Latest Cell Phone-Cancer News: Your Eyes Are Safe
from the today-you're-fine dept
The debate about the cancer-causing effects of cell phones has been rumbling on for years and years, with contradicting studies coming out every so often. The real answer to the question of whether phones give people cancer, at this point, seems to be “nobody really knows yet”, so any news one way or the other should be taken with a grain of salt (or two). In any case, the latest study to emerge says mobile phones don’t cause eye cancer. Of course, this research contradicts the conclusion of an earlier, smaller study conducted by the same German researchers. So even though they’re calling phones safe — for your eyes, anyway — the contradiction seems par for the course.
Filed Under: cancer, eyes, mobile phones
Comments on “Latest Cell Phone-Cancer News: Your Eyes Are Safe”
Nobody knows?
‘seems to be “nobody really knows yet”‘
I’d have to disagree. All of the large, longitudinal studies that should be able to show some causation have not done so. Earlier studies, especially ones conducted on animals subjected to high doses of sometimes different EMF exposure, have not predicted effects born out with studies involving lots of people and lots of information.
I am not sanguine that there is zero risk to one’s health from constant use of cellular phones, but I also don’t believe the jury is still out. The pattern is clear, and more studies continue to be performed.

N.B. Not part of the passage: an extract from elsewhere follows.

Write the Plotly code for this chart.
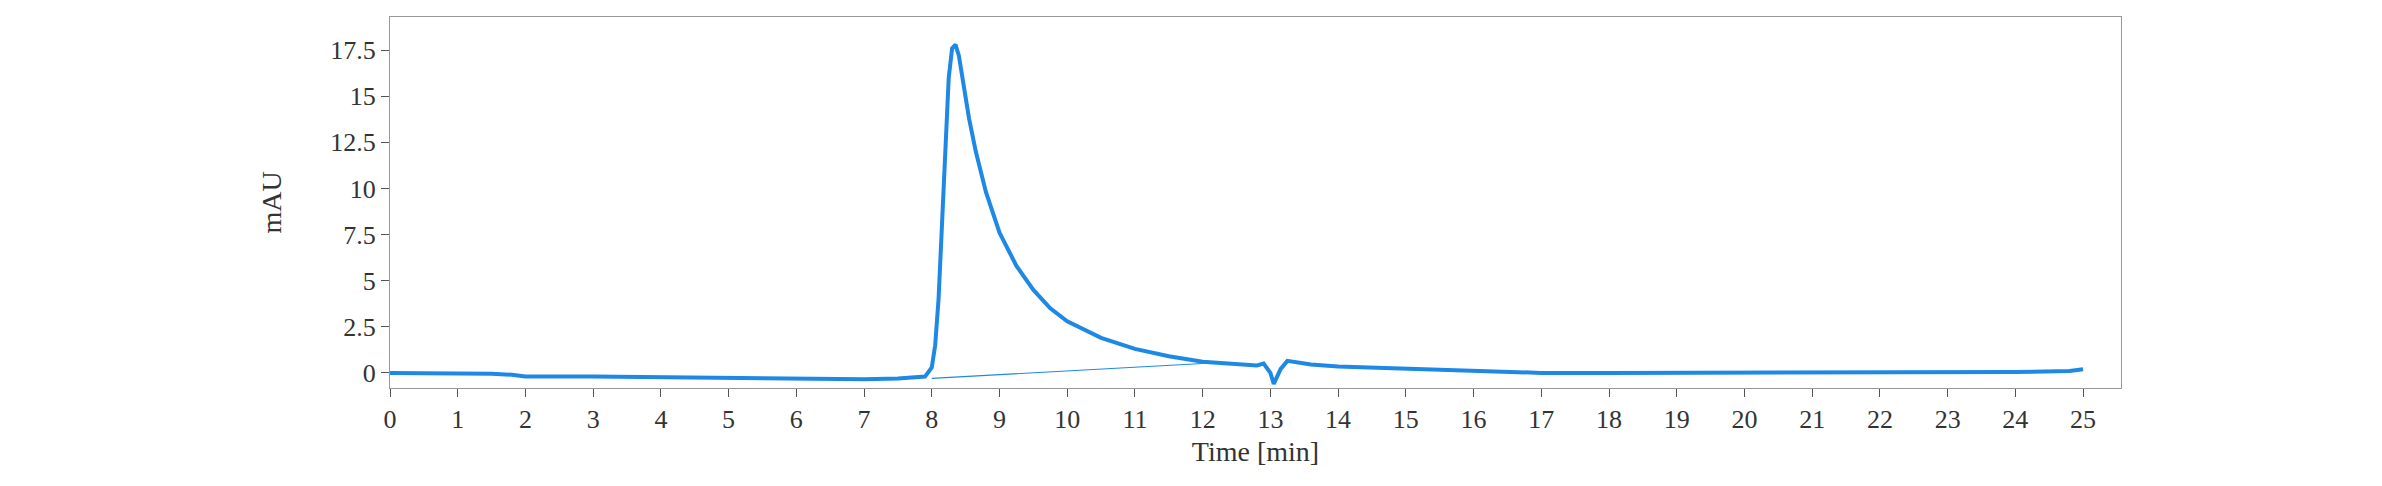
import plotly.graph_objects as go

time_min = [0, 0.5, 1, 1.5, 1.8, 2.0, 3, 4, 5, 6, 7, 7.5, 7.9, 8.0, 8.05, 8.1, 8.15, 8.2, 8.25, 8.3, 8.35, 8.4, 8.45, 8.55, 8.65, 8.8, 9.0, 9.25, 9.5, 9.75, 10, 10.5, 11, 11.5, 12, 12.5, 12.8, 12.9, 13.0, 13.05, 13.15, 13.25, 13.4, 13.6, 14, 14.5, 15, 15.5, 16, 16.5, 17, 18, 19, 20, 21, 22, 23, 24, 24.8, 25]
mau = [0.0, 0.0, -0.05, -0.05, -0.1, -0.2, -0.2, -0.25, -0.3, -0.35, -0.35, -0.3, -0.2, 0.3, 1.5, 4.0, 8.0, 12.5, 16.0, 17.6, 17.8, 17.2, 16.0, 13.8, 12.0, 9.8, 7.6, 5.8, 4.5, 3.5, 2.8, 1.9, 1.3, 0.9, 0.6, 0.5, 0.4, 0.5, 0.0, -0.6, 0.2, 0.65, 0.55, 0.45, 0.35, 0.3, 0.25, 0.2, 0.15, 0.05, 0.0, 0.0, 0.0, 0.0, 0.0, 0.0, 0.0, 0.05, 0.1, 0.2]
baseline_t = [8.0, 12.2]
baseline_y = [-0.3, 0.55]

fig = go.Figure()
fig.add_trace(go.Scatter(x=baseline_t, y=baseline_y, mode="lines",
                         line=dict(color="#1e88e5", width=1.2), showlegend=False))
fig.add_trace(go.Scatter(x=time_min, y=mau, mode="lines",
                         line=dict(color="#1e88e5", width=4), showlegend=False))
axcommon = dict(showgrid=False, zeroline=False, showline=True, linecolor="#999999",
                mirror=True, ticks="outside", ticklen=8, tickcolor="#555555",
                tickfont=dict(family="Liberation Serif", size=26, color="#333"))
fig.update_xaxes(range=[0, 25.56], tickmode="linear", tick0=0, dtick=1,
                 title=dict(text="Time [min]", font=dict(family="Liberation Serif", size=28, color="#333"), standoff=8),
                 **axcommon)
fig.update_yaxes(range=[-0.82, 19.3], tickmode="array",
                 tickvals=[0, 2.5, 5, 7.5, 10, 12.5, 15, 17.5],
                 ticktext=["0", "2.5", "5", "7.5", "10", "12.5", "15", "17.5"],
                 title=dict(text="mAU", font=dict(family="Liberation Serif", size=28, color="#333"), standoff=40),
                 **axcommon)
fig.update_layout(width=2382, height=486, plot_bgcolor="white", paper_bgcolor="white",
                  margin=dict(l=382, r=269, t=9, b=106))
fig.write_html("out.html")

The real question is whether when looking at people who have used cell phones extensively for, say, 20 years, a point that soon will be easy to find, will there be a causative, significant pattern that emerges? The studies so far would indicate no, but some problems only show up along very long time frames.
I also disagree that contradictory studies keep coming out. Smaller studies and one’s that don’t pass methodological muster have shown some correlation after slicing and dicing data. Very large studies with good methodology are not showing effects.

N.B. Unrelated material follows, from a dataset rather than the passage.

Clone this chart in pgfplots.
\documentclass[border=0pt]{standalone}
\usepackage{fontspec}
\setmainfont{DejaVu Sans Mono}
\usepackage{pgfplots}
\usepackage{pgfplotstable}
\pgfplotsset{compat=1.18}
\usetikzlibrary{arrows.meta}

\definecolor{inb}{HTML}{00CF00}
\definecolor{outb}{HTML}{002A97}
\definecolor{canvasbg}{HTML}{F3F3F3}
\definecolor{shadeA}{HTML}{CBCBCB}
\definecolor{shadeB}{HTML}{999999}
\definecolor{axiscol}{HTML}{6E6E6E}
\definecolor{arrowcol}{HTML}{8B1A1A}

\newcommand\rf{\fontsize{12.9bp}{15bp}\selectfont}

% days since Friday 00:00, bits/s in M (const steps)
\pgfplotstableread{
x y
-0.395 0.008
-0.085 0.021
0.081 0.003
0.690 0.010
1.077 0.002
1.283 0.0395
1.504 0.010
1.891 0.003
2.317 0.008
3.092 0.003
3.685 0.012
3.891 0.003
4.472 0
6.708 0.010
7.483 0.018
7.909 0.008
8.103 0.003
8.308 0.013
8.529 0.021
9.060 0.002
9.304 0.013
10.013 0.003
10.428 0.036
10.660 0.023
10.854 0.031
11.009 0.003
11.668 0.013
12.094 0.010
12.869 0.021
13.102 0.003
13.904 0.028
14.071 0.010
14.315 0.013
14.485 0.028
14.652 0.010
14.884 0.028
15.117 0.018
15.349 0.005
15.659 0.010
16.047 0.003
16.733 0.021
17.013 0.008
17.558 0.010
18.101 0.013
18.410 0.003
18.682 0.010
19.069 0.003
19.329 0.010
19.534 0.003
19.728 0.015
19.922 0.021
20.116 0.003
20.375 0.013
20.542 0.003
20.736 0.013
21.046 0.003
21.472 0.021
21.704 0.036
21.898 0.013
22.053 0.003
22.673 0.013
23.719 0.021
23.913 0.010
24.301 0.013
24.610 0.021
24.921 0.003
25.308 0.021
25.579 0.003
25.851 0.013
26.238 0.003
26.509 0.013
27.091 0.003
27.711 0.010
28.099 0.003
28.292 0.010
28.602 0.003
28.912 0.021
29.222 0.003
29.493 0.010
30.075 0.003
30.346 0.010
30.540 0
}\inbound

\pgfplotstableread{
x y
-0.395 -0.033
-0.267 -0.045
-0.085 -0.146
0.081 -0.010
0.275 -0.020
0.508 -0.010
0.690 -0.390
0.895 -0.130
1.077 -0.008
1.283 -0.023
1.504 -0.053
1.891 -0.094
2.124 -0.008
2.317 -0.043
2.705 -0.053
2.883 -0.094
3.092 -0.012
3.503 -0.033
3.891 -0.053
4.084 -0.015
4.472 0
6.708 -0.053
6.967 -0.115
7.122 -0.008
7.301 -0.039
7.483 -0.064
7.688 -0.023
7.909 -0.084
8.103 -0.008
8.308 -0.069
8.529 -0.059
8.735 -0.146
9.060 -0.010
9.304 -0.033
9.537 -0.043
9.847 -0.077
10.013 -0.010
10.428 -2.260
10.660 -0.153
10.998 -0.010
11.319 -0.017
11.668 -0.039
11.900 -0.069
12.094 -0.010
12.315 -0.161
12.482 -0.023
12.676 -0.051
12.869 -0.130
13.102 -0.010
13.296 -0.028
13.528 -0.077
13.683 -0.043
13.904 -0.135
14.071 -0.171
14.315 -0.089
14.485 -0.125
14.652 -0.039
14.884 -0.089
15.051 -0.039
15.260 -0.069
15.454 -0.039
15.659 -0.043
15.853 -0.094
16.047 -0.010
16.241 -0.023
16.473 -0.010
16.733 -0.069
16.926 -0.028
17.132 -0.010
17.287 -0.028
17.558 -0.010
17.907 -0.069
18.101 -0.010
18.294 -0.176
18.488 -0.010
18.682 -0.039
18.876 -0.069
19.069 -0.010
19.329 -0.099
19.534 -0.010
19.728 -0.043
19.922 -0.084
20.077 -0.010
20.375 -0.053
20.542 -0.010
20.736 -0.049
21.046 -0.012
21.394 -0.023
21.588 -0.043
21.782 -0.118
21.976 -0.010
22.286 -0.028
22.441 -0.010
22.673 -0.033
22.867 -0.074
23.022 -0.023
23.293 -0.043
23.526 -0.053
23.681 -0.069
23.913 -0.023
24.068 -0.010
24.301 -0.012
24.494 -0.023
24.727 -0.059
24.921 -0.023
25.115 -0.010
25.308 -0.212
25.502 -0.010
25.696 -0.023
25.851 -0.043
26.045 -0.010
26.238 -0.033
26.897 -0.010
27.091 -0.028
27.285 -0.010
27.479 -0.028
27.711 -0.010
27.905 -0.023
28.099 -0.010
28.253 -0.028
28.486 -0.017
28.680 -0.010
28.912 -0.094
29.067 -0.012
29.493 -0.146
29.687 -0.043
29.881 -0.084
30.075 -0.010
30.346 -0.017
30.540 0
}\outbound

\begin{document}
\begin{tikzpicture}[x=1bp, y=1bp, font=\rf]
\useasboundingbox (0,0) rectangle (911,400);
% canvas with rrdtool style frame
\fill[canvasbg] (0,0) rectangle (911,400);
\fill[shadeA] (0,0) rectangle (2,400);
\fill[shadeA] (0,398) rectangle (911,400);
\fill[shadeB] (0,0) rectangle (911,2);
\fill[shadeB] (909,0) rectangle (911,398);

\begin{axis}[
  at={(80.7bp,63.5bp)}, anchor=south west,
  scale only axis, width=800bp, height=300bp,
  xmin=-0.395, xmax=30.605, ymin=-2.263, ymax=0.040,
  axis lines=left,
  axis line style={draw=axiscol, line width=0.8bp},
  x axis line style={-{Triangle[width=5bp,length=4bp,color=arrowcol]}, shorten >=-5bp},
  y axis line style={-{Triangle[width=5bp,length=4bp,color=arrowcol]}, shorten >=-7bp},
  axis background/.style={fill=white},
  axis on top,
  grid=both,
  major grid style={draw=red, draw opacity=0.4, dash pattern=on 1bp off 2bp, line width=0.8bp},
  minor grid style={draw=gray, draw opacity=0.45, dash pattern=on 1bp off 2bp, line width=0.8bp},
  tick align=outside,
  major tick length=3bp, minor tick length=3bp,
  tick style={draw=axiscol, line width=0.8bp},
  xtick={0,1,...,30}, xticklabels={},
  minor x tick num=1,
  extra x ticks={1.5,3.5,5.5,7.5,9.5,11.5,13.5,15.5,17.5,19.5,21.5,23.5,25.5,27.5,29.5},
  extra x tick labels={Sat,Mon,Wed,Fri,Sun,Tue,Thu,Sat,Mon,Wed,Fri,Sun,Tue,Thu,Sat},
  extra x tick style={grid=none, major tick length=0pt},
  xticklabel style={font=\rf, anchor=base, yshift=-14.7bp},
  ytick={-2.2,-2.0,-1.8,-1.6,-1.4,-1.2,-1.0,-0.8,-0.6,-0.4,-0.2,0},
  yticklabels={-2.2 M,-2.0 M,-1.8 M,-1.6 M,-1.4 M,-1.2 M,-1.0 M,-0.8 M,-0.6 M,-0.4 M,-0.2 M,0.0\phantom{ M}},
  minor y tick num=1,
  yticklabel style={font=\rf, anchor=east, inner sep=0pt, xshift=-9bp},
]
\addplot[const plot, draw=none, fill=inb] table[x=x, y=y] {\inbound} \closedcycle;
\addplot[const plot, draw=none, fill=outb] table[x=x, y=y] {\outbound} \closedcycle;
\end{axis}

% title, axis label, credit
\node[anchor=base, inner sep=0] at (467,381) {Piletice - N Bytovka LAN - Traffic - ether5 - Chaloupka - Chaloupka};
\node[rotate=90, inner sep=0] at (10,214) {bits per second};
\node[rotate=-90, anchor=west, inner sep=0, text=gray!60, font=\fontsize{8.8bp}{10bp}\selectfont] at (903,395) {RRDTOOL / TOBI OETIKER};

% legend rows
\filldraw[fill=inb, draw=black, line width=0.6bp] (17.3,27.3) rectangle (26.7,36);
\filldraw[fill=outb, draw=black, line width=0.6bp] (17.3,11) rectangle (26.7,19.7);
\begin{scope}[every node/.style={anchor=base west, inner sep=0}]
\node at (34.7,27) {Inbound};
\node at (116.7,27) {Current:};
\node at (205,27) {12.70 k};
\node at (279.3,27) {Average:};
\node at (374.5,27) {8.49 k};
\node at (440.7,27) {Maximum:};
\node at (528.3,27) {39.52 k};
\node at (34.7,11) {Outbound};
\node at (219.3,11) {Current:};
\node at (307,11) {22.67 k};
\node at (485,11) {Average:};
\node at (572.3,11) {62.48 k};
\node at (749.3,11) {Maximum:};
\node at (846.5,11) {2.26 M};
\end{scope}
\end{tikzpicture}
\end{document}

Separately, studies examining electrosensitivity have been repeated and performed in better and better manners without finding any connection between those who self-identify as electrosensitive and their ability to sense the existence or non-existence of signals of the type that, outside the lab, they claim to be able to tell whether are present or not.
Re: Nobody knows?
As time passes, it appears that electrosensitivity is becoming similar to ESP – a lot of people claim to have it, but laboratory testing merely shows results that correlate to random chance. Similarly, over time we can probably expect the ‘damage’ caused by mobile phones to fall into the same category. After all, it’s not as if the human race hasn’t been subjected to millions of years exposure to EMF from the sun. Or maybe they’ll find that the Aurora Borealis causes cancer…
Danger of electromagnetism.
Would someone please do a study on how many billions of years of cellphone EMF exposure, that the EMF exposure in a 1 hour MRI session causes?
These tinfoil hat freaks also don’t know the earth’s magnetic field exerts 100s of times more EMF on the human body by just spinning around once in it’s presence.
This cellphone fear is an asked “probe” that I use to cull the idiots from those I want to listen to in a crowd.
Kinda like asking people to sign a petition to ban Dihydrogen Monoxide.
But as far as I am concerned, cellphones are for people who like electronic leashes! You can just call me at home, thank you very much. 😀
Background Noise
What do the following have in common:
Answer: they’ve all been researched in study after study, going back decades. Every now and then someone seems to come up with a positive result, but nobody else is able to replicate it. And so it goes.
In other words, what you’re seeing in this continuous trickle of positives is just background noise: with so many studies done, naturally one or two will appear to come up with a result. But as time goes on, the increasingly clear inability to come up with a consistent result should itself be taken as evidence that there is nothing to any of these ideas.
Cellphone cancer.
Cell phones don’t cause eye cancer.
This just in… binoculars don’t cause ear cancer.
Re: Cellphone cancer.
but if you smack the business end of the binoculars while someone is looking through them, they might cause blindness
My understanding is that the evidence shows that there is no significant risk from cell phone exposure. Some researchers are still looking for extremely low-level effects, which are almost certainly too insignificant for anyone to worry about.
Chance of cancer from a cell phone: 1 in a billion
Chance of dying in a motor vehicle accident THIS YEAR: 1:5000
And you still throwing back tequila shots like a sailor, eating all that fat & sugar, smoke cigarettes, don’t wear a condom, and don’t wear your seat belt? … and you’re worried about your frickin’ cell phone??!!
Get a grip, people. Sweat the big stuff, not the minutia!